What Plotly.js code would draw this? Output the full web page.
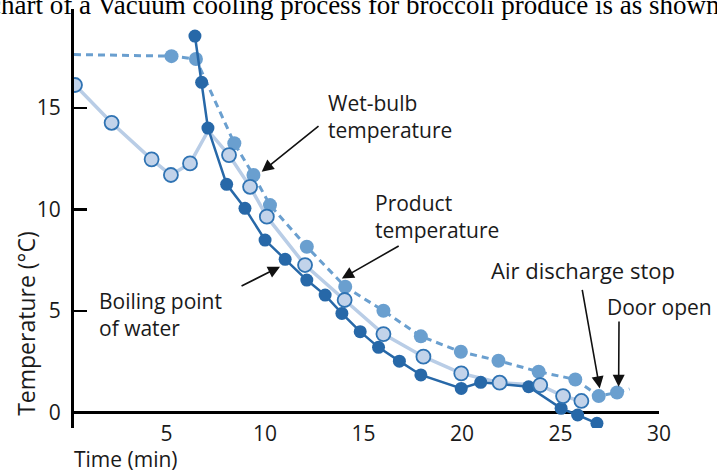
<!DOCTYPE html>
<html>
<head>
<meta charset="utf-8">
<script src="https://cdn.plot.ly/plotly-3.0.1.min.js"></script>
<style>
  html, body { margin: 0; padding: 0; background: #ffffff; }
  #chart { width: 717px; height: 473px; }
</style>
</head>
<body>
<div id="chart"></div>
<script>
// ---- Data (time in minutes, temperature in °C) ----
const boilingTime = [6.44, 6.78, 7.10, 8.05, 8.98, 10.0, 11.02, 12.12, 13.05, 13.90, 14.83, 15.76, 16.82, 17.91, 19.96, 20.95, 23.38, 25.03, 25.87, 26.85];
const boilingTemp = [18.53, 16.25, 14.0, 11.23, 10.05, 8.49, 7.54, 6.52, 5.78, 4.88, 3.98, 3.21, 2.53, 1.85, 1.19, 1.49, 1.27, 0.21, -0.12, -0.53];

const productTime = [0.35, 2.21, 4.24, 5.22, 6.19, 7.11, 8.17, 9.24, 10.09, 12.03, 14.04, 16.01, 18.04, 19.96, 21.91, 23.97, 25.13, 26.06];
const productTemp = [16.12, 14.26, 12.46, 11.69, 12.26, 13.87, 12.67, 11.11, 9.64, 7.26, 5.54, 3.86, 2.75, 1.93, 1.47, 1.35, 0.81, 0.57];
const productShown = [1, 1, 1, 1, 1, 0, 1, 1, 1, 1, 1, 1, 1, 1, 1, 1, 1, 1];

const wetBulbTime = [0.3, 5.25, 6.49, 8.44, 9.41, 10.25, 12.12, 14.07, 16.01, 17.91, 19.94, 21.85, 23.89, 25.75, 26.94, 27.87, 28.5];
const wetBulbTemp = [17.62, 17.54, 17.40, 13.25, 11.69, 10.21, 8.16, 6.19, 5.01, 3.75, 2.99, 2.55, 2.01, 1.63, 0.81, 0.99, 1.16];
const wetBulbShown = [0, 1, 1, 1, 1, 1, 1, 1, 1, 1, 1, 1, 1, 1, 1, 1, 0];

const xTickVals = [5, 10, 15, 20, 25, 30];
const xTickText = ['5', '10', '15', '20', '25', '30'];
const yTickVals = [0, 5, 10, 15];
const yTickText = ['0', '5', '10', '15'];

// ---- Styles ----
const DARK = '#2768a8';
const MID = '#6a9fcf';
const LIGHT_FILL = '#c2d3ea';
const LIGHT_LINE = '#b9cde6';
const OUTLINE = '#2f73b3';
const FONT = 'Open Sans, Noto Sans, sans-serif';
const TXT = '#1a1a1a';

const traces = [
  {
    x: wetBulbTime, y: wetBulbTemp, mode: 'lines', type: 'scatter',
    line: { color: MID, width: 3, dash: '7px,5px' },
    hoverinfo: 'skip'
  },
  {
    x: wetBulbTime, y: wetBulbTemp, mode: 'markers', type: 'scatter',
    marker: { color: MID, size: 14, opacity: wetBulbShown, line: { width: 0 } },
    hoverinfo: 'skip'
  },
  {
    x: productTime, y: productTemp, mode: 'lines', type: 'scatter',
    line: { color: LIGHT_LINE, width: 3.5 },
    hoverinfo: 'skip'
  },
  {
    x: boilingTime, y: boilingTemp, mode: 'lines+markers', type: 'scatter',
    line: { color: DARK, width: 2.5 },
    marker: { color: DARK, size: 13 },
    hoverinfo: 'skip'
  },
  {
    x: productTime, y: productTemp, mode: 'markers', type: 'scatter',
    marker: { color: LIGHT_FILL, size: 14, opacity: productShown,
              line: { color: OUTLINE, width: 1.8 } },
    hoverinfo: 'skip'
  }
];

function label(text, x, y, size) {
  return { text: text, x: x, y: y, xref: 'x', yref: 'y', xanchor: 'left', yanchor: 'middle',
           align: 'left', showarrow: false, font: { family: FONT, size: size, color: TXT } };
}
function arrow(hx, hy, tx, ty) {
  return { text: '', x: hx, y: hy, ax: tx, ay: ty, xref: 'x', yref: 'y', axref: 'x', ayref: 'y',
           showarrow: true, arrowhead: 2, arrowsize: 1.5, arrowwidth: 1.6, arrowcolor: '#111', standoff: 0 };
}

const annotations = [
  label('Wet-bulb<br>temperature', 13.1, 14.59, 21),
  arrow(9.83, 11.85, 12.79, 14.15),
  label('Product<br>temperature', 15.49, 9.65, 21),
  arrow(13.9, 6.6, 16.86, 8.24),
  label('Boiling point<br>of water', 1.45, 4.85, 21),
  arrow(10.76, 7.18, 8.73, 6.19),
  label('Air discharge stop', 21.38, 7.01, 22),
  arrow(26.99, 1.19, 26.09, 6.11),
  label('Door open', 27.25, 5.21, 21),
  arrow(27.95, 1.27, 27.97, 4.55),
  { text: 'Temperature (°C)', xref: 'paper', yref: 'paper', x: -0.081, y: 0.25,
    xanchor: 'center', yanchor: 'middle', textangle: -90, showarrow: false,
    font: { family: FONT, size: 23, color: TXT } },
  { text: 'Time (min)', xref: 'paper', yref: 'paper', x: -0.003, y: -0.073,
    xanchor: 'left', yanchor: 'middle', showarrow: false,
    font: { family: FONT, size: 21, color: TXT } },
  { text: 'chart of a Vacuum cooling process for broccoli produce is as shown', xref: 'paper', yref: 'paper',
    x: -0.148, y: 0.970, xanchor: 'left', yanchor: 'bottom', showarrow: false,
    font: { family: 'Liberation Serif, DejaVu Serif, serif', size: 27, color: '#000' } }
];

const layout = {
  width: 717, height: 473,
  margin: { l: 74, r: 58, t: 9, b: 45, pad: 0 },
  paper_bgcolor: '#ffffff', plot_bgcolor: '#ffffff',
  showlegend: false,
  font: { family: FONT, size: 20, color: TXT },
  xaxis: {
    range: [0.3, 30], showgrid: false, zeroline: false, showline: false,
    tickmode: 'array', tickvals: xTickVals, ticktext: xTickText, ticks: '',
    ticklabelstandoff: -9, tickfont: { family: FONT, size: 21, color: TXT }
  },
  yaxis: {
    range: [-0.76, 19.86], showgrid: false,
    zeroline: true, zerolinecolor: '#000', zerolinewidth: 3,
    showline: true, linecolor: '#000', linewidth: 3,
    tickmode: 'array', tickvals: yTickVals, ticktext: yTickText,
    ticks: 'inside', ticklen: 13, tickwidth: 2.5, tickcolor: '#000',
    ticklabelstandoff: 6, tickfont: { family: FONT, size: 21, color: TXT }
  },
  annotations: annotations
};

Plotly.newPlot('chart', traces, layout, { staticPlot: true, displayModeBar: false });
</script>
</body>
</html>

* _Task prompt_
Transcribe the material exactly, and leave out whatever pictures it holds.

* _Result of the task_
What Plotly.js code would draw this? Output the full web page.
<!DOCTYPE html>
<html>
<head>
<meta charset="utf-8">
<script src="https://cdn.plot.ly/plotly-3.0.1.min.js"></script>
<style>
  html, body { margin: 0; padding: 0; background: #ffffff; }
  #chart { width: 717px; height: 473px; }
</style>
</head>
<body>
<div id="chart"></div>
<script>
// ---- Data (time in minutes, temperature in °C) ----
const boilingTime = [6.44, 6.78, 7.10, 8.05, 8.98, 10.0, 11.02, 12.12, 13.05, 13.90, 14.83, 15.76, 16.82, 17.91, 19.96, 20.95, 23.38, 25.03, 25.87, 26.85];
const boilingTemp = [18.53, 16.25, 14.0, 11.23, 10.05, 8.49, 7.54, 6.52, 5.78, 4.88, 3.98, 3.21, 2.53, 1.85, 1.19, 1.49, 1.27, 0.21, -0.12, -0.53];

const productTime = [0.35, 2.21, 4.24, 5.22, 6.19, 7.11, 8.17, 9.24, 10.09, 12.03, 14.04, 16.01, 18.04, 19.96, 21.91, 23.97, 25.13, 26.06];
const productTemp = [16.12, 14.26, 12.46, 11.69, 12.26, 13.87, 12.67, 11.11, 9.64, 7.26, 5.54, 3.86, 2.75, 1.93, 1.47, 1.35, 0.81, 0.57];
const productShown = [1, 1, 1, 1, 1, 0, 1, 1, 1, 1, 1, 1, 1, 1, 1, 1, 1, 1];

const wetBulbTime = [0.3, 5.25, 6.49, 8.44, 9.41, 10.25, 12.12, 14.07, 16.01, 17.91, 19.94, 21.85, 23.89, 25.75, 26.94, 27.87, 28.5];
const wetBulbTemp = [17.62, 17.54, 17.40, 13.25, 11.69, 10.21, 8.16, 6.19, 5.01, 3.75, 2.99, 2.55, 2.01, 1.63, 0.81, 0.99, 1.16];
const wetBulbShown = [0, 1, 1, 1, 1, 1, 1, 1, 1, 1, 1, 1, 1, 1, 1, 1, 0];

const xTickVals = [5, 10, 15, 20, 25, 30];
const xTickText = ['5', '10', '15', '20', '25', '30'];
const yTickVals = [0, 5, 10, 15];
const yTickText = ['0', '5', '10', '15'];

// ---- Styles ----
const DARK = '#2768a8';
const MID = '#6a9fcf';
const LIGHT_FILL = '#c2d3ea';
const LIGHT_LINE = '#b9cde6';
const OUTLINE = '#2f73b3';
const FONT = 'Open Sans, Noto Sans, sans-serif';
const TXT = '#1a1a1a';

const traces = [
  {
    x: wetBulbTime, y: wetBulbTemp, mode: 'lines', type: 'scatter',
    line: { color: MID, width: 3, dash: '7px,5px' },
    hoverinfo: 'skip'
  },
  {
    x: wetBulbTime, y: wetBulbTemp, mode: 'markers', type: 'scatter',
    marker: { color: MID, size: 14, opacity: wetBulbShown, line: { width: 0 } },
    hoverinfo: 'skip'
  },
  {
    x: productTime, y: productTemp, mode: 'lines', type: 'scatter',
    line: { color: LIGHT_LINE, width: 3.5 },
    hoverinfo: 'skip'
  },
  {
    x: boilingTime, y: boilingTemp, mode: 'lines+markers', type: 'scatter',
    line: { color: DARK, width: 2.5 },
    marker: { color: DARK, size: 13 },
    hoverinfo: 'skip'
  },
  {
    x: productTime, y: productTemp, mode: 'markers', type: 'scatter',
    marker: { color: LIGHT_FILL, size: 14, opacity: productShown,
              line: { color: OUTLINE, width: 1.8 } },
    hoverinfo: 'skip'
  }
];

function label(text, x, y, size) {
  return { text: text, x: x, y: y, xref: 'x', yref: 'y', xanchor: 'left', yanchor: 'middle',
           align: 'left', showarrow: false, font: { family: FONT, size: size, color: TXT } };
}
function arrow(hx, hy, tx, ty) {
  return { text: '', x: hx, y: hy, ax: tx, ay: ty, xref: 'x', yref: 'y', axref: 'x', ayref: 'y',
           showarrow: true, arrowhead: 2, arrowsize: 1.5, arrowwidth: 1.6, arrowcolor: '#111', standoff: 0 };
}

const annotations = [
  label('Wet-bulb<br>temperature', 13.1, 14.59, 21),
  arrow(9.83, 11.85, 12.79, 14.15),
  label('Product<br>temperature', 15.49, 9.65, 21),
  arrow(13.9, 6.6, 16.86, 8.24),
  label('Boiling point<br>of water', 1.45, 4.85, 21),
  arrow(10.76, 7.18, 8.73, 6.19),
  label('Air discharge stop', 21.38, 7.01, 22),
  arrow(26.99, 1.19, 26.09, 6.11),
  label('Door open', 27.25, 5.21, 21),
  arrow(27.95, 1.27, 27.97, 4.55),
  { text: 'Temperature (°C)', xref: 'paper', yref: 'paper', x: -0.081, y: 0.25,
    xanchor: 'center', yanchor: 'middle', textangle: -90, showarrow: false,
    font: { family: FONT, size: 23, color: TXT } },
  { text: 'Time (min)', xref: 'paper', yref: 'paper', x: -0.003, y: -0.073,
    xanchor: 'left', yanchor: 'middle', showarrow: false,
    font: { family: FONT, size: 21, color: TXT } },
  { text: 'chart of a Vacuum cooling process for broccoli produce is as shown', xref: 'paper', yref: 'paper',
    x: -0.148, y: 0.970, xanchor: 'left', yanchor: 'bottom', showarrow: false,
    font: { family: 'Liberation Serif, DejaVu Serif, serif', size: 27, color: '#000' } }
];

const layout = {
  width: 717, height: 473,
  margin: { l: 74, r: 58, t: 9, b: 45, pad: 0 },
  paper_bgcolor: '#ffffff', plot_bgcolor: '#ffffff',
  showlegend: false,
  font: { family: FONT, size: 20, color: TXT },
  xaxis: {
    range: [0.3, 30], showgrid: false, zeroline: false, showline: false,
    tickmode: 'array', tickvals: xTickVals, ticktext: xTickText, ticks: '',
    ticklabelstandoff: -9, tickfont: { family: FONT, size: 21, color: TXT }
  },
  yaxis: {
    range: [-0.76, 19.86], showgrid: false,
    zeroline: true, zerolinecolor: '#000', zerolinewidth: 3,
    showline: true, linecolor: '#000', linewidth: 3,
    tickmode: 'array', tickvals: yTickVals, ticktext: yTickText,
    ticks: 'inside', ticklen: 13, tickwidth: 2.5, tickcolor: '#000',
    ticklabelstandoff: 6, tickfont: { family: FONT, size: 21, color: TXT }
  },
  annotations: annotations
};

Plotly.newPlot('chart', traces, layout, { staticPlot: true, displayModeBar: false });
</script>
</body>
</html>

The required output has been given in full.